いろいろな気持ちが合わさって選んでいたなと思い出しました(なんか1本の重みが全然違う!)。もちろん定額サービスでも充実した映画タイムを送っている人はたくさんいると思います。ただ私にとって、見放題以上に、自分の体(気持ち?)を使って映画を選ぶということに大きな意味があったのだと気づかされました。

視点を変えます。たくさんのコンテンツがあって、そこから一つを選び取ること。これはTSUTAYAも定額サービスもそんなに変わらないと思います。では何が違ったのか。体を使うということ以外で私にとって重要だったのは、映画紹介のポップだった気がします。

誰かの”好き”が込められたポップが、私は好きです。ネットにある★の多さより、目の前にある温度のある”好き”が好きです。こういうのがきっかけになっていたのかな~と思います。ネットの人もポップの書き手も、私は顔も知らないし大して信頼もしていないです。けど、何かを伝えようとして伝えてくるものは、案外距離に関係なく響くんじゃないかなって思います。

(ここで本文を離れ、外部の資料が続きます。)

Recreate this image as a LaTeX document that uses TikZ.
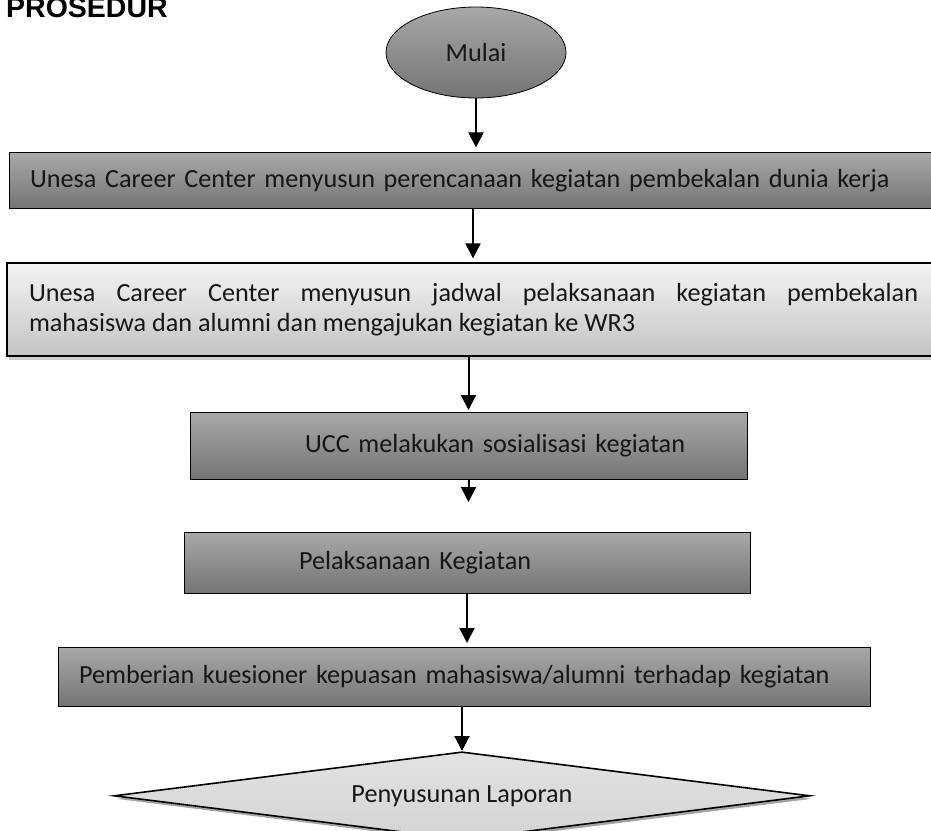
\documentclass[tikz,border=0pt]{standalone}
\usepackage{fontspec}
\setmainfont{Carlito}
\newfontfamily\headfont{Liberation Sans}
\usepackage{tikz}
\usetikzlibrary{arrows.meta, positioning, shapes.geometric, shadows}
\definecolor{darktop}{RGB}{168,168,168}
\definecolor{darkbot}{RGB}{116,116,116}
\definecolor{lighttop}{RGB}{244,244,244}
\definecolor{lightbot}{RGB}{196,196,196}
\definecolor{diamtop}{RGB}{226,226,226}
\definecolor{diambot}{RGB}{212,212,212}
\definecolor{inktext}{RGB}{22,22,22}

\begin{document}
\begin{tikzpicture}[
  x=1pt, y=-1pt,
  font=\fontsize{26.2}{30.5}\selectfont,
  darkbox/.style={rectangle, draw=black, line width=1pt, top color=darktop, bottom color=darkbot, text=inktext, inner sep=0pt},
  lightbox/.style={rectangle, draw=black, line width=1.6pt, top color=lighttop, bottom color=lightbot, text=inktext, inner sep=0pt,
    drop shadow={shadow xshift=2pt, shadow yshift=-4pt, fill=gray!80}},
  startnode/.style={ellipse, draw=black, line width=0.8pt, top color=darktop, bottom color=darkbot, text=inktext,
    minimum width=180pt, minimum height=91pt, inner sep=0pt},
  endnode/.style={diamond, aspect=7.9, draw=black, line width=1.6pt, top color=diamtop, bottom color=diambot, text=inktext,
    minimum width=696pt, minimum height=88pt, inner sep=0pt,
    drop shadow={shadow xshift=2pt, shadow yshift=-3pt, fill=black!70}},
  flow/.style={-{Triangle[length=15pt, width=15pt]}, line width=2pt}
]
\useasboundingbox (0,0) rectangle (931,830);

\node[font=\headfont\bfseries\fontsize{28.5}{31}\selectfont, anchor=base west, inner sep=0pt] (judul) at (6,17) {PROSEDUR};

\node[startnode] (mulai) at (476,52.5) {Mulai};
\node[darkbox, minimum width=928pt, minimum height=56pt, text width=886pt, align=left]
  (rencana) [below=54pt of mulai, xshift=-3pt]
  {Unesa Career Center menyusun perencanaan kegiatan pembekalan dunia kerja};
\node[lightbox, minimum width=933pt, minimum height=93pt, text width=889pt, align=justify]
  (jadwal) [below=53pt of rencana, xshift=0.5pt]
  {Unesa Career Center menyusun jadwal pelaksanaan kegiatan pembekalan\linebreak mahasiswa dan alumni dan mengajukan kegiatan ke WR3};
\node[darkbox, minimum width=557pt, minimum height=67pt, text width=557pt, align=left]
  (sosialisasi) [below=55pt of jadwal, xshift=-5pt]
  {\hspace*{115pt}UCC melakukan sosialisasi kegiatan};
\node[darkbox, minimum width=566pt, minimum height=61pt, text width=566pt, align=left]
  (pelaksanaan) [below=52pt of sosialisasi, xshift=-1.5pt]
  {\hspace*{115pt}Pelaksanaan Kegiatan};
\node[darkbox, minimum width=812pt, minimum height=59pt, text width=770pt, align=left]
  (kuesioner) [below=53pt of pelaksanaan, xshift=-3pt]
  {Pemberian kuesioner kepuasan mahasiswa/alumni terhadap kegiatan};
\node[endnode] (laporan) [below=44pt of kuesioner, xshift=-2pt] {Penyusunan Laporan};

\draw[flow, shorten >=5pt] (mulai.south) -- (mulai.south |- rencana.north);
\draw[flow, shorten >=4pt] (rencana.south) -- (rencana.south |- jadwal.north);
\draw[flow, shorten >=2pt] (jadwal.south -| sosialisasi.north) -- (sosialisasi.north);
\draw[flow, shorten >=30pt] (sosialisasi.south) -- (sosialisasi.south |- pelaksanaan.north);
\draw[flow, shorten >=4pt] (pelaksanaan.south) -- (pelaksanaan.south |- kuesioner.north);
\draw[flow] (kuesioner.south -| laporan.north) -- (laporan.north);
\end{tikzpicture}
\end{document}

コンテンツの大量消費時代に響くもの。それは、作品を本当に好きな気持ちです。好きで好きで、好きな気持ちを伝えたい。共有したい。そういう気持ち、結構伝わっちゃうんだな~って思います。そんなことを映画の紹介ポップから感じました。

誰かの口コミが誰かの口コミを呼ぶ。Instagramが商品購入のきっかけとなるのは、オフィシャルアカウント以上に各ハッシュタグから繋がる写真や利用者のコメントです。信頼できる人の情報は、コンテンツの魅力とパワーをさらに引き上げる。不特定多数の口コミよりも、いつも見ているあの人や、以前すすめていたものが良かったあの人の意見が欲しい。

ただ並べられている商品がたった1枚のポップで輝けるように、”好き”な気持ちは人も物も魅力的にしてくれます。これからも誰かの”好き”を見ていきたいし、私もそんな人物になれたらと思いました。